I remembered there are some churches called Cornerstone and so I looked in the Bible dictionary. Hmmm…..mentioned twice in the New Testament that Jesus is the cornerstone of the church.
OK, back to Westworld, the character speaking of a cornerstone is talking about the death of his young son and how that event had become the cornerstone of his life, which this character goes on to define for us as an event in your life that you base your life around, from that time forward. I think that most often this is a sad or tragic thing – like losing a child, or having a crime committed against you – you’ve heard, “don’t let that define you” – easier said than done. I have been very close to two friends losing very young children and I would say that not letting it define you is a daily struggle. I suppose what is even more important is how you use a cornerstone event – how you let it affect you. I would hope to react as gracefully and inspiringly as my two friends, Betsy and Alice, did and continue to do (see “Why I Think It’s True” 2-28-16 and .
But I wonder – can there be a cornerstone event that is something good that has happened to you? How about one’s Christian faith as a cornerstone. I would love to have that define me and sometimes it does but it is a daily yielding that is necessary and I am not especially good at that. In fact, doing anything every single day is tough for me (like working out – ugh). How about marrying the right person, who you still love and admire many years later or a job you get great satisfaction from? Maybe we can’t rely on just one cornerstone but we have to see that there are many in one’s life that shape and define you.

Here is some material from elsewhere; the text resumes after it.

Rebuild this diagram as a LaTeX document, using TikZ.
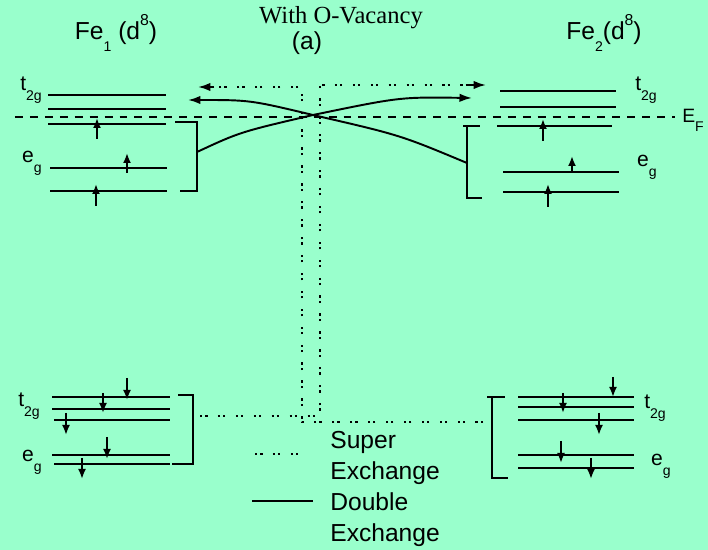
\documentclass[tikz,border=0pt]{standalone}
\usepackage{fontspec}
\setmainfont{Liberation Serif}
\setsansfont{Liberation Sans}
\usetikzlibrary{arrows.meta}
\definecolor{mint}{RGB}{153,255,204}
\definecolor{ink}{RGB}{0,0,0}
\newcommand{\lowidx}[1]{\raisebox{-0.9ex}{\fontsize{8}{8}\selectfont #1}}
\newcommand{\highidx}[1]{\raisebox{1.1ex}{\fontsize{9}{9}\selectfont #1}}
\tikzset{
  >={Latex[length=2.5mm,width=1.7mm]},
  orb/.style={draw=ink,line width=1.1pt},
  spin/.style={draw=ink,line width=1.1pt,-{Latex[length=2mm,width=1.6mm]}},
  brk/.style={draw=ink,line width=1.1pt},
  sx/.style={draw=ink,line width=1.1pt,dash pattern=on 1.3pt off 1.7pt on 1.3pt off 5.9pt},
  dx/.style={draw=ink,line width=1.1pt},
  fermi/.style={draw=ink,line width=1.1pt,dash pattern=on 4.5pt off 4pt},
  lbl/.style={font=\fontsize{12}{12}\selectfont\sffamily,inner sep=0pt},
  head/.style={font=\fontsize{14}{14}\selectfont\sffamily,inner sep=0pt},
  legtxt/.style={font=\fontsize{14}{17.6}\selectfont\sffamily,align=left,anchor=west,inner sep=0pt},
}
\begin{document}
\begin{tikzpicture}[x=0.02cm,y=-0.02cm]
  \fill[mint] (0,0) rectangle (708,550);
  % titles
  \node[font=\fontsize{14}{14}\selectfont,inner sep=0pt] (title) at (341,18) {With O-Vacancy};
  \node[head] (case) at (307,43) {(a)};
  \node[head] (fe1) at (116,33) {Fe\lowidx{1} (d\highidx{8})};
  \node[head] (fe2) at (604,33) {Fe\lowidx{2}(d\highidx{8})};
  % Fermi level
  \draw[fermi] (15,117) -- (675,117);
  \node[font=\fontsize{11}{11}\selectfont\sffamily,inner sep=0pt] (ef) at (693,120) {E\lowidx{F}};
  % orbital levels
  \foreach \xa/\xb/\y in {48/166/95,48/166/109,48/166/124,50/167/168,50/167/191,
    500/616/91,500/616/107,497/612/126,503/619/172,503/619/192,
    52/170/397,52/170/409,54/170/420,52/170/455,54/170/464,
    518/634/397,518/634/407,518/634/420,518/634/455,518/634/468}
    \draw[orb] (\xa,\y) -- (\xb,\y);
  % spins
  \foreach \x/\ya/\yb in {97/139/118,127/173/153,96/206/184,
    543/141/119,572/172/156,548/207/184,
    127/378/400,103/393/413,66/413/435,107/437/459,82/458/479,
    613/377/397,563/393/413,599/413/435,561/441/463,591/458/479}
    \draw[spin] (\x,\ya) -- (\x,\yb);
  % labels
  \node[lbl] (t1) at (31,90) {t\lowidx{2g}};
  \node[lbl] (e1) at (32,163) {e\lowidx{g}};
  \node[lbl] (t2) at (646,90) {t\lowidx{2g}};
  \node[lbl] (e2) at (647,167) {e\lowidx{g}};
  \node[lbl] (t3) at (29,406) {t\lowidx{2g}};
  \node[lbl] (e3) at (32,462) {e\lowidx{g}};
  \node[lbl] (t4) at (655,408) {t\lowidx{2g}};
  \node[lbl] (e4) at (661,466) {e\lowidx{g}};
  % brackets
  \draw[brk] (175,122) -- (197,122) -- (197,191) -- (180,191);
  \draw[brk] (463,126) -- (480,126) (467,126) -- (467,198) -- (482,198);
  \draw[brk] (178,395) -- (193,395) -- (193,464) -- (172,464);
  \draw[brk] (487,397) -- (505,397) (492,397) -- (492,478) -- (508,478);
  \coordinate (up1) at (197,152);
  \coordinate (up2) at (467,163);
  \coordinate (dn1) at (200,416);
  \coordinate (dn2) at (483,422);
  \coordinate (cross) at (313,115);
  \coordinate (toR) at (472,98);
  \coordinate (toL) at (188,100);
  \coordinate (sxR) at (486,85);
  \coordinate (sxL) at (198,87);
  % double exchange
  \draw[dx,->] (up1) .. controls (240,132) .. (cross) .. controls (400,97) .. (toR);
  \draw[dx,->] (up2) .. controls (400,135) .. (cross) .. controls (250,100) .. (toL);
  % super exchange
  \draw[sx] (dn1) -- (320,416) -- (320,85) -- (466,85);
  \draw[dx,->] (466,85) -- (sxR);
  \draw[sx] (dn2) -- (302,422) -- (302,87) -- (214,87);
  \draw[dx,->] (214,87) -- (sxL);
  % legend
  \draw[sx] (255,454) -- (307,454);
  \draw[dx] (252,501) -- (313,501);
  \node[legtxt] (lsx) at (330,458) {Super\\Exchange};
  \node[legtxt] (ldx) at (330,520) {Double\\Exchange};
\end{tikzpicture}
\end{document}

Today, I read through a book that made me think of the many different “cornerstones” people have. The book is called Strong is the New Pretty and I was so intrigued, simply by the title and the cover photo of a young girl who looks like she is about to dive into a pool for a race, that I bought it. It is a collection of photos of girls from about 5 to 18 years old. It has their first names and a quote by each. The chapters are titled like this: Confident, Wild, Resilient, Creative, Determined, Kind, Fearless and Joyful. Maybe for some, one of these attributes can become a cornerstone. I would probably pick “joyful” if “picking” was a possibility. But alas, although I wish it was, joy does not define me. The author, Kate Parker, is a photographer and a mom of two girls. Her message is clear: pretty is NOT what it is all about. Being capable, trying your hardest, being your true self, going for it - is. Raising boys, I didn’t personally have to worry too much about this but I sure wish I had been raised like this. Our niece came to live with us at age 14 and she had been through a lot, so she was already pretty, darn strong. A really cool young woman at our church was not allowed to cut her hair when she was growing up. Apparently, her father felt that long hair was feminine and what a girl should look like. I probably don’t have to tell you that she wears her hair very short now – and it looks great.
So, what is your cornerstone? I’m still considering what mine is. I’m so very blessed that I don’t have a tragedy that I can’t get beyond. Yes, my mother (and best friend) passed away when I was 31, pregnant with our third child, and I’ve felt other heartbreak and disappointment now and then but I think I have tried to let God lead me and when I give it up to Him, He is the very best cornerstone I could imagine.